Voilà un testament à l’existence. Vie surprenante, instigatrice et dépouilleuse de rêve et des consécrations, tu te chargeras de la vulgarisation de cet aveu d’impuissance. C’est tout ce que tu sais faire quand vient le temps d’engloutir froidement les proies appâtées par tes promesses de promotion, de probité et de plénitude. Jusqu’au patrimoine des savoirs et connaissances contradictoires, tout t’accuse de mystification. En vérité, tu ne te laisseras jamais déchiffrée et comprise, il y va de ton mystère ensorcelant.
J’ai compris ton manège : tu segmentes pour rire des grands écarts des uns et des autres condamnés à la tristesse du résigné ou au malheur de l’insoumis. Ping-pong entre le renoncement à l’intelligence et l’exercice des jugements forcément culpabilisants. C’est précisément là, en ballotage, que la vie, toute impassible, rend fou d’aigreur et de ressentiment. Le piégé finit par se dire : pourquoi tant de peine? Maintenant, je me rends compte de mon imbécilité, mais je suis déjà imbécile. Bingo! C’est la résistance à cette imbécilité infuse qui fait faibli, fou et forcené.

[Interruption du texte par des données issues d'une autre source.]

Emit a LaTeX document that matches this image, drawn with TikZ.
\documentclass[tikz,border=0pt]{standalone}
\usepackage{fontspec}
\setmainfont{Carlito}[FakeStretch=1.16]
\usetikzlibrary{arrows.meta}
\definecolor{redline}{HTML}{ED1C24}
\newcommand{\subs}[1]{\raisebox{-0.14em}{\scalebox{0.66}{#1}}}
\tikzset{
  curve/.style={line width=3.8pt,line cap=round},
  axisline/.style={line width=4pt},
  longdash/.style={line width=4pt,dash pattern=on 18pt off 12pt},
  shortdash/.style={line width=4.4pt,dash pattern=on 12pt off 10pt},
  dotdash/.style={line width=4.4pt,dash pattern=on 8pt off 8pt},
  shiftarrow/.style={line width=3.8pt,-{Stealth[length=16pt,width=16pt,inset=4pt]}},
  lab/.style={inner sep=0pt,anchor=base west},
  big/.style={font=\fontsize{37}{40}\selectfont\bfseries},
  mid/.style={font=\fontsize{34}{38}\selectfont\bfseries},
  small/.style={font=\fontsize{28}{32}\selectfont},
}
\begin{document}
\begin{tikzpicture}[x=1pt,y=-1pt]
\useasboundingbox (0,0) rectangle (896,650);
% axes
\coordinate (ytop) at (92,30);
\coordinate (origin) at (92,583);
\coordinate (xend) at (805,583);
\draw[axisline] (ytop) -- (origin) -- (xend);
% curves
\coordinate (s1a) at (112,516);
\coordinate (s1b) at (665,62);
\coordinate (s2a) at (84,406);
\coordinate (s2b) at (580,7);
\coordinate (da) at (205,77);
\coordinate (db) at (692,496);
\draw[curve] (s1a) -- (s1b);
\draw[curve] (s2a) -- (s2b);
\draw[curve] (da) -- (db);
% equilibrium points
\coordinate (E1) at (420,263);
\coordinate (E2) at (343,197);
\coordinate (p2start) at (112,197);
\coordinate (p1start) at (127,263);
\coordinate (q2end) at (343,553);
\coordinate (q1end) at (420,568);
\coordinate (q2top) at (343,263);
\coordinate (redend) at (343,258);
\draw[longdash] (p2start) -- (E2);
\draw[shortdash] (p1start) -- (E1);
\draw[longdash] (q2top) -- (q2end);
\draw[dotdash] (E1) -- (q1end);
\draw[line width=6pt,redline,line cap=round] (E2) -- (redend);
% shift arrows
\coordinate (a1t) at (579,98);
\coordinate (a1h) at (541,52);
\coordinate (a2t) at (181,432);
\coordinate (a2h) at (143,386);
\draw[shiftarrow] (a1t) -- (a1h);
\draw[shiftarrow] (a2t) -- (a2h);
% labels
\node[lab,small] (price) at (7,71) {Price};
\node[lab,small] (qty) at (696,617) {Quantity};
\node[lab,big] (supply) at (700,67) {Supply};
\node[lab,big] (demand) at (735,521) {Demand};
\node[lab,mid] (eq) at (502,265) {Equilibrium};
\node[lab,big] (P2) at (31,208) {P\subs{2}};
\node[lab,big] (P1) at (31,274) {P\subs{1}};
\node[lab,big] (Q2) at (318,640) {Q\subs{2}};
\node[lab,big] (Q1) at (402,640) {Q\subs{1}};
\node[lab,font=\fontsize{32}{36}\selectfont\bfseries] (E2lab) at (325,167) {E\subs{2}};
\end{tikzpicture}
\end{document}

Traitre de vie, j’ai seulement voulu être artiste. Je voulais d'embrasement frotter ma verge, et je me suis éparpillé, pris dans des préliminaires érotiques de séducteur émasculé. Hey! J’aime la vie comme le poisson qui aime l’eau de la mer. Sans elle, point de souffle. Avec elle, que des péchés qui suivent le pêché. Je ne demande qu’à vivre, et elle, toute possessive, me prive de douceur. La vie exige toujours un choix sec entre l’enivrement et la soumission. Ni l’un ni l’autre ne délivre des angoisses de la mort, unique déclic des énergies de survie et de prolongement.
Traite de vie, maintenant que je suis fou de toi, mon existence est devenue cycle et programmation : enfant vierge, adolescent rebelle, adulte liquidé et vieillard solitaire, je récuse l’itinéraire toute tracée des pronostics amers. Voilà le sens de ma folie : agitation, lassitude et capitulation dans le tapage des préjugés de sénégalais comprimé, autoritaire et tout aussi vecteur des aberrations subies. Quitte à demeurer fou, je pense en sénégalais de souche, noir chagriné puis émigré déréglé, avant toute autre affiliation au prosélytisme et à l’idéologie.